Singer will be remembered best for his contribution to the theory of development economics, of which he was a pioneer — identified as such in a noted volume, Pioneers in Development, edited in 1984 by two others of that band, Gerald Meier and Dudley Seers.
Singer’s most famous idea, developed in early work at the UN, is that the price of primary commodities inevitably declines relative to that of manufactured goods. This is to the long-term disadvantage of developing countries, which tend to specialise in the production of such commodities — as producers of coffee, among others, have found to their cost in recent years.
Raul Prebisch, at the UN Economic Commission for Latin America, developed similar ideas, and the Prebisch-Singer thesis, as it became known, has played a central part in development thinking for a generation, more especially as the empirical evidence in its support has strengthened.
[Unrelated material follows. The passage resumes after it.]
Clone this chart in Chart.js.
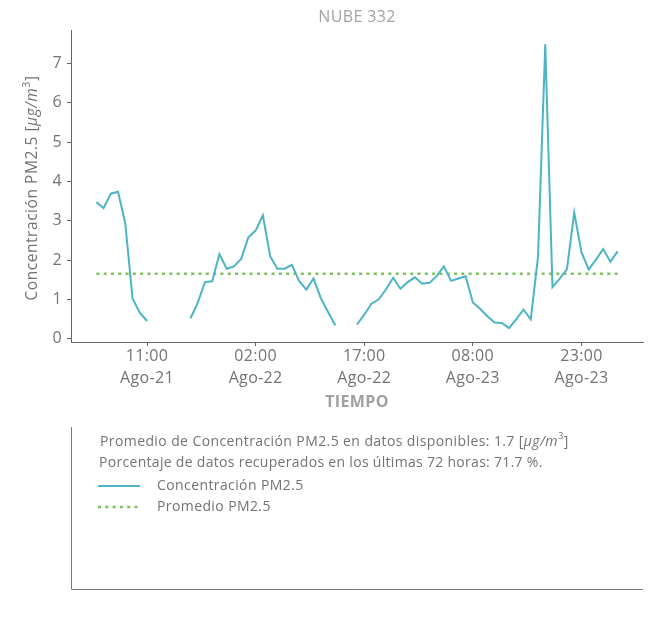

Singer made many other intellectual contributions. His early work on unemployment in the UK, carried out for the Pilgrim Trust, made points about social exclusion and the culture of poverty that would be familiar today. For that work he toured the country, observing — and also living side by side with — the poorest in the land.
Over a 20-year period at the UN he contributed ideas about education and human capital formation, the importance of investing in children, and the case for international aid, including food aid.
At IDS, from 1969 onwards, he added poverty and unemployment to this list, most notably in a famous 1972 study on unemployment in Kenya, which he led for the International Labour Organisation with Richard Jolly.